DATA BLOCK

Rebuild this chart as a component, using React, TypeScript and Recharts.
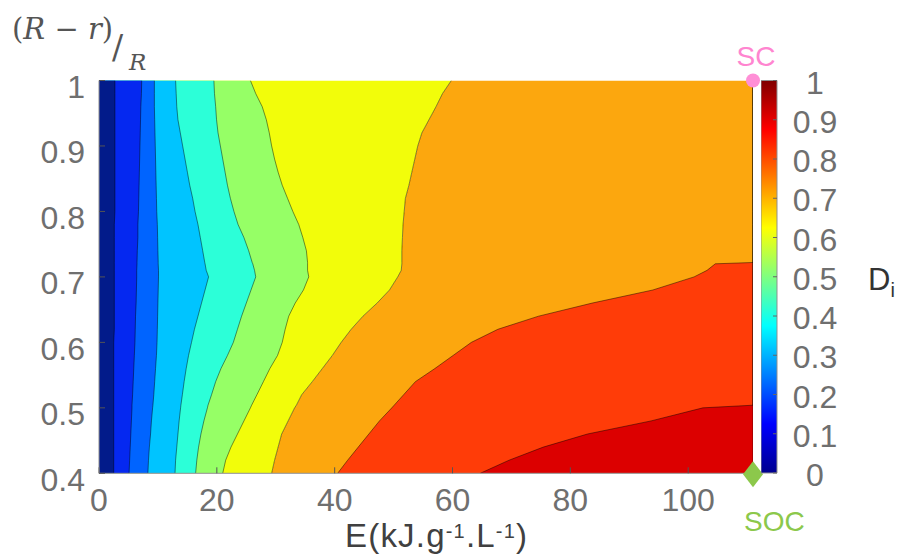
import { ComposedChart, Area, XAxis, YAxis, ReferenceDot, BarChart, Bar } from "recharts";

const X_MAX = 111;
const E_TICKS = [0, 20, 40, 60, 80, 100];
const RATIO_TICKS = [0.4, 0.5, 0.6, 0.7, 0.8, 0.9, 1];
const DI_TICKS = [0, 0.1, 0.2, 0.3, 0.4, 0.5, 0.6, 0.7, 0.8, 0.9, 1];

// (R-r)/R rows where the contour lines were sampled
const ratio = [
  0.4, 0.42, 0.44, 0.46, 0.48, 0.5, 0.504, 0.52, 0.54, 0.56, 0.58, 0.6, 0.62, 0.64, 0.66, 0.68, 0.7,
  0.71, 0.72, 0.722, 0.74, 0.76, 0.78, 0.8, 0.82, 0.84, 0.86, 0.88, 0.9, 0.92, 0.94, 0.96, 0.98, 1,
];

// E (kJ/g/L) of each iso-Di line, one entry per ratio row
const di01 = [2.5, 2.5, 2.5, 2.5, 2.5, 2.5, 2.5, 2.5, 2.5, 2.5, 2.5, 2.5, 2.6, 2.6, 2.6, 2.6, 2.6, 2.6, 2.6, 2.6, 2.6, 2.6, 2.6, 2.7, 2.7, 2.7, 2.7, 2.7, 2.7, 2.7, 2.7, 2.7, 2.7, 2.7];
const di02 = [5.1, 5.2, 5.3, 5.4, 5.5, 5.6, 5.6, 5.7, 5.8, 5.9, 6.0, 6.1, 6.15, 6.2, 6.3, 6.35, 6.4, 6.4, 6.45, 6.45, 6.5, 6.6, 6.6, 6.7, 6.75, 6.8, 6.85, 6.9, 6.95, 7.0, 7.05, 7.1, 7.2, 7.25];
const di03 = [8.3, 8.4, 8.55, 8.75, 8.9, 9.1, 9.15, 9.3, 9.45, 9.6, 9.75, 9.85, 9.9, 9.95, 10.0, 10.05, 10.1, 10.1, 10.05, 10.05, 10.0, 9.95, 9.9, 9.8, 9.75, 9.7, 9.65, 9.6, 9.55, 9.5, 9.45, 9.4, 9.4, 9.4];
const di04 = [12.9, 13.0, 13.2, 13.4, 13.6, 13.85, 13.9, 14.15, 14.45, 14.8, 15.2, 15.7, 16.2, 16.8, 17.4, 18.0, 18.6, 18.2, 18.0, 17.95, 17.6, 17.2, 16.8, 16.3, 15.9, 15.4, 15.0, 14.6, 14.2, 13.8, 13.4, 13.2, 13.1, 13.0];
const di05 = [16.4, 16.6, 16.9, 17.3, 17.8, 18.4, 18.5, 19.1, 19.8, 20.7, 21.8, 22.8, 23.5, 24.2, 25.0, 25.8, 26.6, 26.4, 26.1, 26.0, 25.4, 24.6, 23.6, 22.9, 22.3, 21.8, 21.4, 21.0, 20.6, 20.2, 19.95, 19.8, 19.6, 19.5];
const di06 = [21.0, 21.5, 22.4, 23.5, 24.6, 25.7, 25.9, 26.8, 27.9, 29.0, 30.3, 31.1, 31.6, 32.2, 33.3, 34.7, 35.6, 35.4, 35.4, 35.4, 35.2, 34.6, 33.9, 32.9, 32.0, 31.1, 30.4, 29.8, 29.3, 28.9, 28.4, 27.7, 26.6, 25.7];
const di07 = [29.3, 29.8, 30.4, 31.0, 32.1, 33.2, 33.5, 34.4, 36.2, 37.9, 39.6, 41.1, 42.8, 44.8, 47.2, 49.3, 50.7, 51.3, 51.4, 51.4, 51.4, 51.5, 51.6, 51.8, 52.0, 52.6, 53.1, 53.6, 54.1, 54.8, 56.0, 57.2, 58.3, 59.8];
const di08 = [40.5, 42.2, 44.0, 45.8, 47.6, 49.7, 50.1, 51.7, 53.7, 57.0, 60.1, 63.2, 67.7, 74.6, 83.7, 94.0, 101.0, 103.2, 104.6, 111, null, null, null, null, null, null, null, null, null, null, null, null, null, null];
const di09 = [64.7, 69.6, 75.4, 82.9, 93.7, 102.5, 111, null, null, null, null, null, null, null, null, null, null, null, null, null, null, null, null, null, null, null, null, null, null, null, null, null, null, null];

const rows = ratio.map((v, i) => ({
  v,
  d01: di01[i], d02: di02[i], d03: di03[i], d04: di04[i], d05: di05[i],
  d06: di06[i], d07: di07[i], d08: di08[i], d09: di09[i],
}));

const colorbar = [{ name: "Di", value: 1 }];

const LINE = { stroke: "#000", strokeOpacity: 0.5, strokeWidth: 0.9 };
const FONT = "'Liberation Sans', Arial, sans-serif";
const TICK_GRAY = "#6f6f6f";
const BOX = "#8f8f8f";

// band from an iso-line out to the right edge; above the line's end it collapses onto the edge
const toRange = (key: string) => (r: any) => (r[key] == null ? [X_MAX, X_MAX] : [r[key], X_MAX]);

const XTick = ({ x, y, payload }: any) => (
  <text x={x} y={y + 44} textAnchor="middle" fontSize={32} fontFamily={FONT} fill={TICK_GRAY}>
    {payload.value}
  </text>
);

const YTick = ({ x, y, payload }: any) => (
  <text x={x - 20} y={y + 17.5} textAnchor="end" fontSize={32} fontFamily={FONT} fill={TICK_GRAY}>
    {payload.value}
  </text>
);

const BarTick = ({ x, y, payload }: any) => (
  <text x={x + 42} y={y + 13} textAnchor="middle" fontSize={32} fontFamily={FONT} fill={TICK_GRAY}>
    {payload.value}
  </text>
);

const ScDot = ({ cx, cy }: any) => (
  <g>
    <circle cx={cx} cy={cy} r={7} fill="#ff8fd6" />
    <text x={cx + 3} y={cy - 15} textAnchor="middle" fontSize={28} fontFamily={FONT} fill="#ff85d0">
      SC
    </text>
  </g>
);

const SocDot = ({ cx, cy }: any) => (
  <g>
    <polygon points={`${cx},${cy - 12} ${cx + 10},${cy + 1} ${cx},${cy + 14} ${cx - 10},${cy + 1}`} fill="#8cc84b" />
    <text x={cx - 9} y={cy + 58} fontSize={28} fontFamily={FONT} fill="#8cc84b">
      SOC
    </text>
  </g>
);

export default function App() {
  return (
    <div style={{ position: "absolute", left: 0, top: 0, width: 903, height: 554, background: "#fff" }}>
      <div style={{ position: "absolute", left: 0, top: 0 }}>
        <ComposedChart
          width={903}
          height={554}
          layout="vertical"
          data={rows}
          margin={{ top: 80.5, right: 150, bottom: 40.7, left: 39 }}
        >
          <XAxis
            type="number"
            domain={[0, X_MAX]}
            ticks={E_TICKS}
            allowDataOverflow
            height={40}
            tickSize={-6}
            tickMargin={0}
            tick={<XTick />}
            axisLine={{ stroke: BOX }}
            tickLine={{ stroke: "#555" }}
          />
          <XAxis
            xAxisId="top"
            orientation="top"
            type="number"
            domain={[0, X_MAX]}
            ticks={E_TICKS}
            allowDataOverflow
            height={0}
            tickSize={-6}
            tick={false}
            axisLine={{ stroke: BOX }}
            tickLine={{ stroke: "#555" }}
          />
          <YAxis
            dataKey="v"
            type="number"
            domain={[0.4, 1]}
            ticks={RATIO_TICKS}
            allowDataOverflow
            reversed
            width={60}
            tickSize={-6}
            tickMargin={0}
            tick={<YTick />}
            axisLine={{ stroke: BOX }}
            tickLine={{ stroke: "#555" }}
          />
          <YAxis
            yAxisId="right"
            orientation="right"
            dataKey="v"
            type="number"
            domain={[0.4, 1]}
            ticks={RATIO_TICKS}
            allowDataOverflow
            reversed
            width={0}
            tickSize={-6}
            tick={false}
            axisLine={{ stroke: BOX }}
            tickLine={{ stroke: "#555" }}
          />

          {/* bands painted back to front: right-hand levels first, then left ones over them */}
          <Area dataKey={toRange("d07")} fill="#fca70e" fillOpacity={1} stroke="none" type="linear" isAnimationActive={false} />
          <Area dataKey={toRange("d08")} fill="#ff3c08" fillOpacity={1} {...LINE} type="linear" isAnimationActive={false} />
          <Area dataKey={toRange("d09")} fill="#dc0000" fillOpacity={1} {...LINE} type="linear" isAnimationActive={false} />
          <Area dataKey="d07" fill="#f2fd0a" fillOpacity={1} {...LINE} type="linear" isAnimationActive={false} />
          <Area dataKey="d06" fill="#96ff66" fillOpacity={1} {...LINE} type="linear" isAnimationActive={false} />
          <Area dataKey="d05" fill="#2cffd8" fillOpacity={1} {...LINE} type="linear" isAnimationActive={false} />
          <Area dataKey="d04" fill="#00c4ff" fillOpacity={1} {...LINE} type="linear" isAnimationActive={false} />
          <Area dataKey="d03" fill="#0064ff" fillOpacity={1} {...LINE} type="linear" isAnimationActive={false} />
          <Area dataKey="d02" fill="#0528f0" fillOpacity={1} {...LINE} type="linear" isAnimationActive={false} />
          <Area dataKey="d01" fill="#021b8a" fillOpacity={1} {...LINE} type="linear" isAnimationActive={false} />

          <ReferenceDot x={X_MAX} y={1} r={7} ifOverflow="visible" shape={<ScDot />} />
          <ReferenceDot x={X_MAX} y={0.4} r={7} ifOverflow="visible" shape={<SocDot />} />
        </ComposedChart>
      </div>

      {/* colour scale */}
      <div style={{ position: "absolute", left: 761, top: 0 }}>
        <BarChart width={110} height={554} data={colorbar} barCategoryGap={0} margin={{ top: 80.5, right: 0, bottom: 81, left: 0 }}>
          <defs>
            <linearGradient id="jet" x1="0" y1="1" x2="0" y2="0">
              <stop offset="0" stopColor="#00008f" />
              <stop offset="0.125" stopColor="#0000ff" />
              <stop offset="0.375" stopColor="#00ffff" />
              <stop offset="0.625" stopColor="#ffff00" />
              <stop offset="0.875" stopColor="#ff0000" />
              <stop offset="1" stopColor="#800000" />
            </linearGradient>
          </defs>
          <XAxis dataKey="name" hide />
          <YAxis
            orientation="right"
            type="number"
            domain={[0, 1]}
            ticks={DI_TICKS}
            width={94}
            tickSize={-4}
            tickMargin={0}
            tick={<BarTick />}
            axisLine={false}
            tickLine={{ stroke: "#666" }}
          />
          <Bar dataKey="value" fill="url(#jet)" stroke={BOX} strokeWidth={1} isAnimationActive={false} />
        </BarChart>
      </div>

      {/* axis titles */}
      <svg width={903} height={554} style={{ position: "absolute", left: 0, top: 0, pointerEvents: "none" }}>
        <text x={12} y={39} fontSize={29} fontFamily="'DejaVu Serif', serif" fill="#555">
          <tspan>(</tspan>
          <tspan fontStyle="italic">R</tspan>
          <tspan> − </tspan>
          <tspan fontStyle="italic">r</tspan>
          <tspan>)</tspan>
        </text>
        <text x={112} y={59} fontSize={33} fontFamily="'DejaVu Serif', serif" fill="#555">/</text>
        <text x={129} y={70} fontSize={23} fontStyle="italic" fontFamily="'DejaVu Serif', serif" fill="#555">R</text>

        <text x={345} y={547} fontSize={33} letterSpacing={1.2} fontFamily={FONT} fill="#404040">
          E(kJ.g
          <tspan fontSize={20} dy={-9}>-1</tspan>
          <tspan dy={9}>.L</tspan>
          <tspan fontSize={20} dy={-9}>-1</tspan>
          <tspan dy={9}>)</tspan>
        </text>

        <text x={868} y={290} fontSize={31} fontFamily={FONT} fill="#333">
          D<tspan fontSize={20} dy={7}>i</tspan>
        </text>
      </svg>
    </div>
  );
}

DIRECTION
Leave out the pictures, then repeat the listing above exactly from its first line to the line with "0.3, 0.4, 0.5, 0.6, 0.7, 0.8, 0.9, 1];", inclusive.

ANSWER TO THIS EXERCISE
Rebuild this chart as a component, using React, TypeScript and Recharts.
import { ComposedChart, Area, XAxis, YAxis, ReferenceDot, BarChart, Bar } from "recharts";

const X_MAX = 111;
const E_TICKS = [0, 20, 40, 60, 80, 100];
const RATIO_TICKS = [0.4, 0.5, 0.6, 0.7, 0.8, 0.9, 1];
const DI_TICKS = [0, 0.1, 0.2, 0.3, 0.4, 0.5, 0.6, 0.7, 0.8, 0.9, 1];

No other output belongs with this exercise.